— Task goal —
Please repeat all of the lines that follow, exactly as written.
▼
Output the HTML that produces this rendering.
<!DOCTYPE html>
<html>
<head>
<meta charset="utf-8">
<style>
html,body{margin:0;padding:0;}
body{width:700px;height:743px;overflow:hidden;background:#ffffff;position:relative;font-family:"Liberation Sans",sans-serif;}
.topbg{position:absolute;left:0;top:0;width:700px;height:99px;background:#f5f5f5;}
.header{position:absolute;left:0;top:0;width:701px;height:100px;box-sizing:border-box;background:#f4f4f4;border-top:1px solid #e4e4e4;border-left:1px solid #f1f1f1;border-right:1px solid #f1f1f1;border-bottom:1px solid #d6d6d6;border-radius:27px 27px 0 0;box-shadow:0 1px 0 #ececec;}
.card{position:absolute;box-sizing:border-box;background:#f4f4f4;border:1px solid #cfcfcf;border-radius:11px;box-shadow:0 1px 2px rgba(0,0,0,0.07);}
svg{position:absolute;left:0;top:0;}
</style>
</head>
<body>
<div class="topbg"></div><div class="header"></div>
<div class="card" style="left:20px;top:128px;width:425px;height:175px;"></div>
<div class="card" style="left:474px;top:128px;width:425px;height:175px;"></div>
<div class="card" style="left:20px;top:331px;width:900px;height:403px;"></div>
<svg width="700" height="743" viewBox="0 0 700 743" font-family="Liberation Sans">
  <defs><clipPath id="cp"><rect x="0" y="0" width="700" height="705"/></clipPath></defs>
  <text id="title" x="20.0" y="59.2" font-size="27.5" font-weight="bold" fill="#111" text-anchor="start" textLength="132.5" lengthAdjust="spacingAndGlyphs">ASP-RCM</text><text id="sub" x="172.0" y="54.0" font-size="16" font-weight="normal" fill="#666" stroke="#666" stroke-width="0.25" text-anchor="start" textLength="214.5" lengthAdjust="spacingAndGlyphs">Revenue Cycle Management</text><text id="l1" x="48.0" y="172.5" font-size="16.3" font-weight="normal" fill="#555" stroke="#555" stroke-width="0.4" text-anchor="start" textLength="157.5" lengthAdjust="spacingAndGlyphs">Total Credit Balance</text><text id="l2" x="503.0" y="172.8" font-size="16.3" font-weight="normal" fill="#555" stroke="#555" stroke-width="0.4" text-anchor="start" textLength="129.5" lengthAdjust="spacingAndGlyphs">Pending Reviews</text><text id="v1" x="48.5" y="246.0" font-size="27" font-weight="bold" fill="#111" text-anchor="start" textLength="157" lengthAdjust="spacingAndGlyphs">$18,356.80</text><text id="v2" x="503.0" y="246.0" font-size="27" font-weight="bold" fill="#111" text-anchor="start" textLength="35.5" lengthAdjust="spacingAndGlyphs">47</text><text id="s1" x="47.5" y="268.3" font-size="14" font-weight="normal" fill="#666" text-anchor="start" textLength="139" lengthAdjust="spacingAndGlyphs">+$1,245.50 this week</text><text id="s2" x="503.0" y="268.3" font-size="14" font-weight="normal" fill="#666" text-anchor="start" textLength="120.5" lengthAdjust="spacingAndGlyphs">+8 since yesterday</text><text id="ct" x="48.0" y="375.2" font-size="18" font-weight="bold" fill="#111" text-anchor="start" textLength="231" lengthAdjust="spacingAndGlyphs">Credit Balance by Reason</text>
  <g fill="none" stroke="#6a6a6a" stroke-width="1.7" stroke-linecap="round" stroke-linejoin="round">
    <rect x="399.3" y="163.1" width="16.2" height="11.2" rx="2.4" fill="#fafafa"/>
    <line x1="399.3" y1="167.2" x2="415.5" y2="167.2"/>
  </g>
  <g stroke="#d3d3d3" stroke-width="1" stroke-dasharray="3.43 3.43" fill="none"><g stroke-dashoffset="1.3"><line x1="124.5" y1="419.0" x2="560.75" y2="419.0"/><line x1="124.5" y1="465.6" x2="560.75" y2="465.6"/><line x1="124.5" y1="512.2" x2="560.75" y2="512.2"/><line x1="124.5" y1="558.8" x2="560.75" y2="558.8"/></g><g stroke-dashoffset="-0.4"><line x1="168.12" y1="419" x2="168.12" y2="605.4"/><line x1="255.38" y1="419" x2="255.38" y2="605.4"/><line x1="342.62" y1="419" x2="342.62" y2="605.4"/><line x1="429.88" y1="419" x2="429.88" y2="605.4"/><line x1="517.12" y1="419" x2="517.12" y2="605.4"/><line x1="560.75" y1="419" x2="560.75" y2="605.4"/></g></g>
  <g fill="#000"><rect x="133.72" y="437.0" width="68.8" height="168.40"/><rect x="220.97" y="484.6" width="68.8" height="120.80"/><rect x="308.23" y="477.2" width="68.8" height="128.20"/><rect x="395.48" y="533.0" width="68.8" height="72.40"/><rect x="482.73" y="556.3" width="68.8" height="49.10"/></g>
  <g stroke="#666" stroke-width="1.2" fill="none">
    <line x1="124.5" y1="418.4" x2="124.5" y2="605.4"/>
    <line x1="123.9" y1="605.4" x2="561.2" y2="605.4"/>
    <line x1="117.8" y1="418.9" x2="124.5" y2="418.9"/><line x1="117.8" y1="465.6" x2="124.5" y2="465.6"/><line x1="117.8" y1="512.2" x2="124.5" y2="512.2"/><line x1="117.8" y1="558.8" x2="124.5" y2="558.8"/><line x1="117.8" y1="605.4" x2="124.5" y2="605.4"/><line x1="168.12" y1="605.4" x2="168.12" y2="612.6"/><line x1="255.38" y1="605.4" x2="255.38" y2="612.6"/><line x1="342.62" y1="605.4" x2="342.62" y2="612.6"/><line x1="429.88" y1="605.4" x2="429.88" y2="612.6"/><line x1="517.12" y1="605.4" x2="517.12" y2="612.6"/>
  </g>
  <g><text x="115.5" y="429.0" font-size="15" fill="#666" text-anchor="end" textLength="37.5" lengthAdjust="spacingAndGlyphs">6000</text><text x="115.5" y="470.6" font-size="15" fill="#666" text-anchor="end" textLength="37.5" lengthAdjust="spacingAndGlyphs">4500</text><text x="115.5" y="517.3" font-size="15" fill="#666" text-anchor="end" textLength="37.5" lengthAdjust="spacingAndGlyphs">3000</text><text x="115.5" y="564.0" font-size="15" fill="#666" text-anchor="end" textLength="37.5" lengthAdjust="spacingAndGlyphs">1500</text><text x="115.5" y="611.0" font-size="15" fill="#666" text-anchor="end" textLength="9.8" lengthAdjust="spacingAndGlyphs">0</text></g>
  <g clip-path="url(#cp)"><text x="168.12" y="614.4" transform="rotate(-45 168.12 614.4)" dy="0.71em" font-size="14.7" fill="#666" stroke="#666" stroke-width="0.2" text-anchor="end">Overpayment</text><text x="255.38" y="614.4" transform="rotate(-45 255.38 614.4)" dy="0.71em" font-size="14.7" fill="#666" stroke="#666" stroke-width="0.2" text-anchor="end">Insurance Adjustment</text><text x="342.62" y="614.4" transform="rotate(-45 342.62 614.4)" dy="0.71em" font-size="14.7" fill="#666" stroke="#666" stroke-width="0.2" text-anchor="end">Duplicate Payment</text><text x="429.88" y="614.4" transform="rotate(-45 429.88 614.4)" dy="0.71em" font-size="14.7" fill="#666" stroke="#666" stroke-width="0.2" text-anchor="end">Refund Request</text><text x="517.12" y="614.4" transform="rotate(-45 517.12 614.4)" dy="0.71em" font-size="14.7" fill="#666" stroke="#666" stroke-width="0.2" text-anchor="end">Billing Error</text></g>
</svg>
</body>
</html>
▲
— Solution to this task —
Output the HTML that produces this rendering.
<!DOCTYPE html>
<html>
<head>
<meta charset="utf-8">
<style>
html,body{margin:0;padding:0;}
body{width:700px;height:743px;overflow:hidden;background:#ffffff;position:relative;font-family:"Liberation Sans",sans-serif;}
.topbg{position:absolute;left:0;top:0;width:700px;height:99px;background:#f5f5f5;}
.header{position:absolute;left:0;top:0;width:701px;height:100px;box-sizing:border-box;background:#f4f4f4;border-top:1px solid #e4e4e4;border-left:1px solid #f1f1f1;border-right:1px solid #f1f1f1;border-bottom:1px solid #d6d6d6;border-radius:27px 27px 0 0;box-shadow:0 1px 0 #ececec;}
.card{position:absolute;box-sizing:border-box;background:#f4f4f4;border:1px solid #cfcfcf;border-radius:11px;box-shadow:0 1px 2px rgba(0,0,0,0.07);}
svg{position:absolute;left:0;top:0;}
</style>
</head>
<body>
<div class="topbg"></div><div class="header"></div>
<div class="card" style="left:20px;top:128px;width:425px;height:175px;"></div>
<div class="card" style="left:474px;top:128px;width:425px;height:175px;"></div>
<div class="card" style="left:20px;top:331px;width:900px;height:403px;"></div>
<svg width="700" height="743" viewBox="0 0 700 743" font-family="Liberation Sans">
  <defs><clipPath id="cp"><rect x="0" y="0" width="700" height="705"/></clipPath></defs>
  <text id="title" x="20.0" y="59.2" font-size="27.5" font-weight="bold" fill="#111" text-anchor="start" textLength="132.5" lengthAdjust="spacingAndGlyphs">ASP-RCM</text><text id="sub" x="172.0" y="54.0" font-size="16" font-weight="normal" fill="#666" stroke="#666" stroke-width="0.25" text-anchor="start" textLength="214.5" lengthAdjust="spacingAndGlyphs">Revenue Cycle Management</text><text id="l1" x="48.0" y="172.5" font-size="16.3" font-weight="normal" fill="#555" stroke="#555" stroke-width="0.4" text-anchor="start" textLength="157.5" lengthAdjust="spacingAndGlyphs">Total Credit Balance</text><text id="l2" x="503.0" y="172.8" font-size="16.3" font-weight="normal" fill="#555" stroke="#555" stroke-width="0.4" text-anchor="start" textLength="129.5" lengthAdjust="spacingAndGlyphs">Pending Reviews</text><text id="v1" x="48.5" y="246.0" font-size="27" font-weight="bold" fill="#111" text-anchor="start" textLength="157" lengthAdjust="spacingAndGlyphs">$18,356.80</text><text id="v2" x="503.0" y="246.0" font-size="27" font-weight="bold" fill="#111" text-anchor="start" textLength="35.5" lengthAdjust="spacingAndGlyphs">47</text><text id="s1" x="47.5" y="268.3" font-size="14" font-weight="normal" fill="#666" text-anchor="start" textLength="139" lengthAdjust="spacingAndGlyphs">+$1,245.50 this week</text><text id="s2" x="503.0" y="268.3" font-size="14" font-weight="normal" fill="#666" text-anchor="start" textLength="120.5" lengthAdjust="spacingAndGlyphs">+8 since yesterday</text><text id="ct" x="48.0" y="375.2" font-size="18" font-weight="bold" fill="#111" text-anchor="start" textLength="231" lengthAdjust="spacingAndGlyphs">Credit Balance by Reason</text>
  <g fill="none" stroke="#6a6a6a" stroke-width="1.7" stroke-linecap="round" stroke-linejoin="round">
    <rect x="399.3" y="163.1" width="16.2" height="11.2" rx="2.4" fill="#fafafa"/>
    <line x1="399.3" y1="167.2" x2="415.5" y2="167.2"/>
  </g>
  <g stroke="#d3d3d3" stroke-width="1" stroke-dasharray="3.43 3.43" fill="none"><g stroke-dashoffset="1.3"><line x1="124.5" y1="419.0" x2="560.75" y2="419.0"/><line x1="124.5" y1="465.6" x2="560.75" y2="465.6"/><line x1="124.5" y1="512.2" x2="560.75" y2="512.2"/><line x1="124.5" y1="558.8" x2="560.75" y2="558.8"/></g><g stroke-dashoffset="-0.4"><line x1="168.12" y1="419" x2="168.12" y2="605.4"/><line x1="255.38" y1="419" x2="255.38" y2="605.4"/><line x1="342.62" y1="419" x2="342.62" y2="605.4"/><line x1="429.88" y1="419" x2="429.88" y2="605.4"/><line x1="517.12" y1="419" x2="517.12" y2="605.4"/><line x1="560.75" y1="419" x2="560.75" y2="605.4"/></g></g>
  <g fill="#000"><rect x="133.72" y="437.0" width="68.8" height="168.40"/><rect x="220.97" y="484.6" width="68.8" height="120.80"/><rect x="308.23" y="477.2" width="68.8" height="128.20"/><rect x="395.48" y="533.0" width="68.8" height="72.40"/><rect x="482.73" y="556.3" width="68.8" height="49.10"/></g>
  <g stroke="#666" stroke-width="1.2" fill="none">
    <line x1="124.5" y1="418.4" x2="124.5" y2="605.4"/>
    <line x1="123.9" y1="605.4" x2="561.2" y2="605.4"/>
    <line x1="117.8" y1="418.9" x2="124.5" y2="418.9"/><line x1="117.8" y1="465.6" x2="124.5" y2="465.6"/><line x1="117.8" y1="512.2" x2="124.5" y2="512.2"/><line x1="117.8" y1="558.8" x2="124.5" y2="558.8"/><line x1="117.8" y1="605.4" x2="124.5" y2="605.4"/><line x1="168.12" y1="605.4" x2="168.12" y2="612.6"/><line x1="255.38" y1="605.4" x2="255.38" y2="612.6"/><line x1="342.62" y1="605.4" x2="342.62" y2="612.6"/><line x1="429.88" y1="605.4" x2="429.88" y2="612.6"/><line x1="517.12" y1="605.4" x2="517.12" y2="612.6"/>
  </g>
  <g><text x="115.5" y="429.0" font-size="15" fill="#666" text-anchor="end" textLength="37.5" lengthAdjust="spacingAndGlyphs">6000</text><text x="115.5" y="470.6" font-size="15" fill="#666" text-anchor="end" textLength="37.5" lengthAdjust="spacingAndGlyphs">4500</text><text x="115.5" y="517.3" font-size="15" fill="#666" text-anchor="end" textLength="37.5" lengthAdjust="spacingAndGlyphs">3000</text><text x="115.5" y="564.0" font-size="15" fill="#666" text-anchor="end" textLength="37.5" lengthAdjust="spacingAndGlyphs">1500</text><text x="115.5" y="611.0" font-size="15" fill="#666" text-anchor="end" textLength="9.8" lengthAdjust="spacingAndGlyphs">0</text></g>
  <g clip-path="url(#cp)"><text x="168.12" y="614.4" transform="rotate(-45 168.12 614.4)" dy="0.71em" font-size="14.7" fill="#666" stroke="#666" stroke-width="0.2" text-anchor="end">Overpayment</text><text x="255.38" y="614.4" transform="rotate(-45 255.38 614.4)" dy="0.71em" font-size="14.7" fill="#666" stroke="#666" stroke-width="0.2" text-anchor="end">Insurance Adjustment</text><text x="342.62" y="614.4" transform="rotate(-45 342.62 614.4)" dy="0.71em" font-size="14.7" fill="#666" stroke="#666" stroke-width="0.2" text-anchor="end">Duplicate Payment</text><text x="429.88" y="614.4" transform="rotate(-45 429.88 614.4)" dy="0.71em" font-size="14.7" fill="#666" stroke="#666" stroke-width="0.2" text-anchor="end">Refund Request</text><text x="517.12" y="614.4" transform="rotate(-45 517.12 614.4)" dy="0.71em" font-size="14.7" fill="#666" stroke="#666" stroke-width="0.2" text-anchor="end">Billing Error</text></g>
</svg>
</body>
</html>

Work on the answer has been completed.